Conclusion - Marge de négociation

Valeurs

Respect – Sécurité

Explications

Narratrice

Pour la narratrice, il est primordial de respecter la vie humaine et donc de ne pas agresser physiquement quelqu’un, quand bien même on aurait été profondément heurté par ses propos.

Personne représentant l'altérité

Pour l’homme, respecter quelqu’un signifie qu’on ne doit pas attaquer ouvertement des gens d’autant plus si cela concerne un sujet aussi délicat que l’homosexualité, compte tenu du contexte albanais. Cette plaisanterie, perçue comme une attaque, a pu signifier sa mise en danger et une atteinte à son identité.

Marge de négociation

Toute cette situation est le fruit d’un grand malentendu. Trois acteurs sont en présence et la narratrice essaie de régler un problème qui n’a finalement jamais eu lieu. De cette situation découle un acte d’agression et c’est à ce moment là que l’on comprend l’ampleur de l’enjeu.

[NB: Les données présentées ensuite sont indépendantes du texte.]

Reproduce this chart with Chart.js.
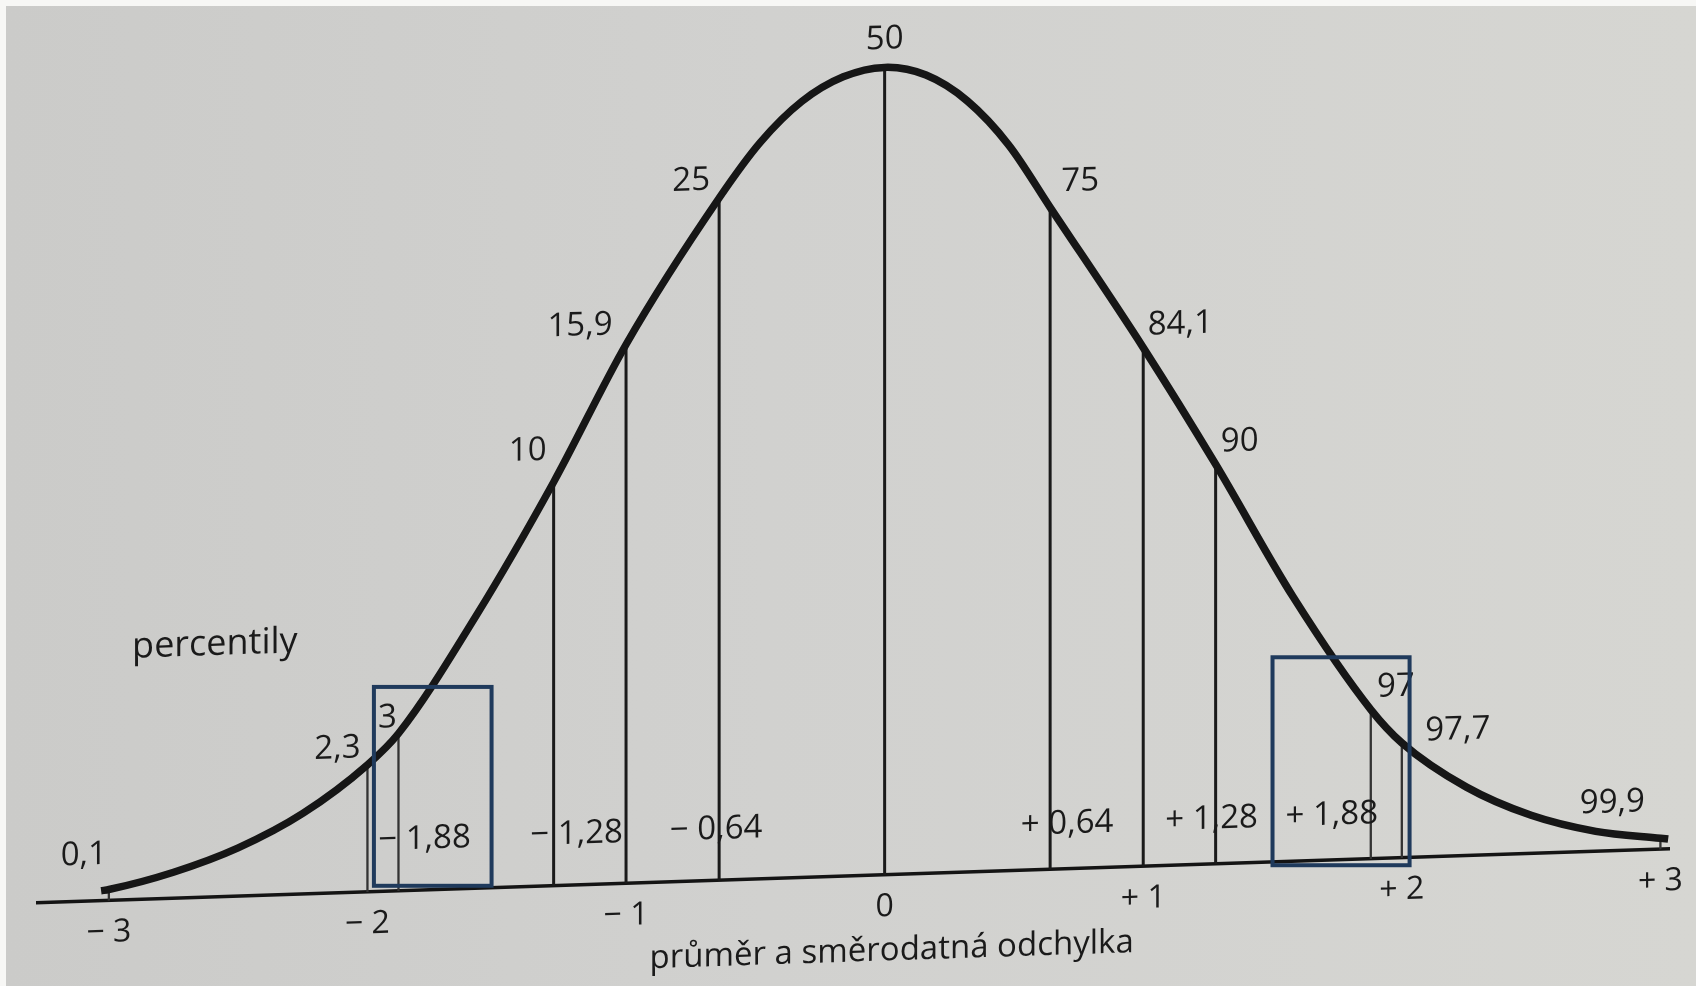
<!DOCTYPE html>
<html lang="cs">
<head>
<meta charset="utf-8">
<title>percentily</title>
<script src="https://cdn.jsdelivr.net/npm/chart.js@4.4.1/dist/chart.umd.min.js"></script>
<style>
    html, body {
        margin: 0;
        padding: 0;
    }
    body {
        width: 1696px;
        height: 986px;
        overflow: hidden;
        background: #f7f7f5;
        position: relative;
    }
    .page {
        position: absolute;
        left: 6px;
        top: 6px;
        right: 0;
        bottom: 0;
        background: linear-gradient(90deg, #cbcbc9 0%, #d1d1cf 45%, #d6d6d2 100%);
    }
    #curve {
        position: absolute;
        left: 0;
        top: 0;
    }
</style>
</head>
<body>
<div class="page"></div>
<canvas id="curve" width="1696" height="986"></canvas>
<script>
// tvar krivky normalniho rozdeleni (z, vyska)
let curveZ = [-3.03, -3, -2.75, -2.5, -2.25, -2, -1.88, -1.58, -1.28, -1, -0.64, -0.48, -0.32, -0.16, 0,
    0.16, 0.32, 0.48, 0.64, 1, 1.28, 1.58, 1.88, 2, 2.25, 2.5, 2.75, 3, 3.03];
let curveY = [0.005, 0.0055, 0.013, 0.024, 0.04, 0.063, 0.078, 0.135, 0.2, 0.267, 0.338, 0.365, 0.3845, 0.396, 0.4,
    0.3955, 0.382, 0.3595, 0.328, 0.257, 0.198, 0.131, 0.074, 0.057, 0.034, 0.019, 0.01, 0.0055, 0.005];

// svislice s percentily
let percentileZ = [-3, -2, -1.88, -1.28, -1, -0.64, 0, 0.64, 1, 1.28, 1.88, 2, 3];
let percentileLabels = ["0,1", "2,3", "3", "10", "15,9", "25", "50", "75", "84,1", "90", "97", "97,7", "99,9"];

// popisky z-hodnot u svislic
let zLabelValues = [-1.88, -1.28, -0.64, 0.64, 1.28, 1.88];
let zLabelTexts = ["\u2212 1,88", "\u2212 1,28", "\u2212 0,64", "+ 0,64", "+ 1,28", "+ 1,88"];

// osa x
let tickValues = [-3, -2, -1, 0, 1, 2, 3];
let tickLabels = ["\u2212 3", "\u2212 2", "\u2212 1", "0", "+ 1", "+ 2", "+ 3"];

// zvyraznene useky (ramecky)
let bands = [
    { from: -1.975, to: -1.52, low: 0.003, high: 0.1015 },
    { from: 1.5, to: 2.03, low: -0.0015, high: 0.1015 },
];

// posuny popisku od vrcholu svislic [dx, dy]
let percentileOffsets = [[-25, -35], [-30, -17], [-11, -16], [-26, -32], [-46, -20], [-28, -18], [0, -28],
    [30, -25], [37, -22], [24, -22], [25, -22], [56, -11], [-48, -37]];
let zLabelDx = [26, 23, -3, 17, -4, -39];

const skew = 0.033;
const ink = "#1a1a1a";
const font = "'Open Sans', 'Noto Sans', sans-serif";

function curveAt(z) {
    return curveY[curveZ.indexOf(z)];
}

let curvePoints = curveZ.map((z, i) => ({ x: z, y: curveY[i] }));
let linePoints = [];
percentileZ.forEach((z) => {
    linePoints.push({ x: z, y: 0 }, { x: z, y: curveAt(z) }, { x: z, y: null });
});

const shear = {
    id: "shear",
    beforeDraw(chart) {
        const ctx = chart.ctx;
        const x0 = chart.scales.x.getPixelForValue(0);
        ctx.save();
        ctx.transform(1, -skew, 0, 1, 0, skew * x0);
    },
    afterDatasetsDraw(chart) {
        const ctx = chart.ctx;
        const xs = chart.scales.x;
        const ys = chart.scales.y;
        const base = ys.getPixelForValue(0);
        ctx.save();
        ctx.fillStyle = ink;
        ctx.textAlign = "center";
        ctx.textBaseline = "middle";
        ctx.font = "33px " + font;
        percentileZ.forEach((z, i) => {
            const [dx, dy] = percentileOffsets[i];
            ctx.fillText(percentileLabels[i], xs.getPixelForValue(z) + dx, ys.getPixelForValue(curveAt(z)) + dy);
        });
        zLabelValues.forEach((z, i) => {
            ctx.fillText(zLabelTexts[i], xs.getPixelForValue(z) + zLabelDx[i], base - (z < 0 ? 51 : 45));
        });
        ctx.fillText("průměr a směrodatná odchylka", xs.getPixelForValue(0) + 7, base + 76);
        ctx.font = "36px " + font;
        ctx.fillText("percentily", xs.getPixelForValue(-2.59), ys.getPixelForValue(0.125));
        ctx.restore();
    },
    afterDraw(chart) {
        const ctx = chart.ctx;
        ctx.restore();
        const xs = chart.scales.x;
        const ys = chart.scales.y;
        const x0 = xs.getPixelForValue(0);
        ctx.save();
        ctx.strokeStyle = "#1f3a5c";
        ctx.lineWidth = 4;
        bands.forEach((b) => {
            const left = xs.getPixelForValue(b.from);
            const right = xs.getPixelForValue(b.to);
            const lift = -skew * (left - x0);
            const top = ys.getPixelForValue(b.high) + lift;
            const bottom = ys.getPixelForValue(b.low) + lift;
            ctx.strokeRect(left, top, right - left, bottom - top);
        });
        ctx.restore();
    },
};

let chart = new Chart("curve", {
    type: "line",
    data: {
        datasets: [
            {
                data: curvePoints,
                borderColor: "#161616",
                borderWidth: 7.5,
                borderCapStyle: "butt",
                pointRadius: 0,
                cubicInterpolationMode: "monotone",
                clip: false,
                order: 0,
            },
            {
                data: linePoints,
                borderColor: ink,
                borderWidth: 3,
                pointRadius: 0,
                tension: 0,
                spanGaps: false,
                clip: false,
                order: 1,
                segment: {
                    borderWidth: (c) => (Math.abs(c.p0.parsed.x) > 1.7 ? 2.3 : 3),
                    borderColor: (c) => (Math.abs(c.p0.parsed.x) > 1.7 ? "#333333" : ink),
                },
            },
        ],
    },
    options: {
        responsive: false,
        animation: false,
        events: [],
        layout: {
            padding: { left: 38, right: 24, top: 27, bottom: 0 },
        },
        plugins: {
            legend: { display: false },
            tooltip: { enabled: false },
        },
        scales: {
            x: {
                type: "linear",
                min: -3.274,
                max: 3.035,
                afterBuildTicks: (scale) => {
                    scale.ticks = tickValues.map((v) => ({ value: v }));
                },
                afterFit: (scale) => {
                    scale.height = 111;
                },
                grid: { display: false, drawTicks: false },
                border: { display: true, color: "#141414", width: 3.5 },
                ticks: {
                    autoSkip: false,
                    maxRotation: 0,
                    padding: 13,
                    color: ink,
                    font: { family: font, size: 32 },
                    callback: (v, i) => tickLabels[i],
                },
            },
            y: {
                display: false,
                min: 0,
                max: 0.42,
            },
        },
    },
    plugins: [shear],
});
</script>
</body>
</html>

L’homme s’est senti attaqué par une diffamation, vécue comme une insulte à laquelle il réagit avec une « agression défensive » démesurée et inacceptable. Dans un contexte civil, les agressions physiques ne peuvent pas être tolérées.

Le dialogue et le fait d’éclaircir la situation a été une bonne démarche mise en place par la narratrice, qui n’a pas abouti. Cette violence met un point final à toute négociation possible car le dialogue est rompu.

La violence est une rupture au dialogue et à la communication, et le rôle de la narratrice, en tant que responsable du groupe, est de protéger leur intégrité physique. Cela peut passer par isoler la personne violente du groupe ou proposer de la sensibilisation et de la médiation si toutes les parties (et surtout la victime) donnent leur accord.

L’hypothèse du relativisme culturel ne suffit pas pour expliquer la situation à ce stade de violence.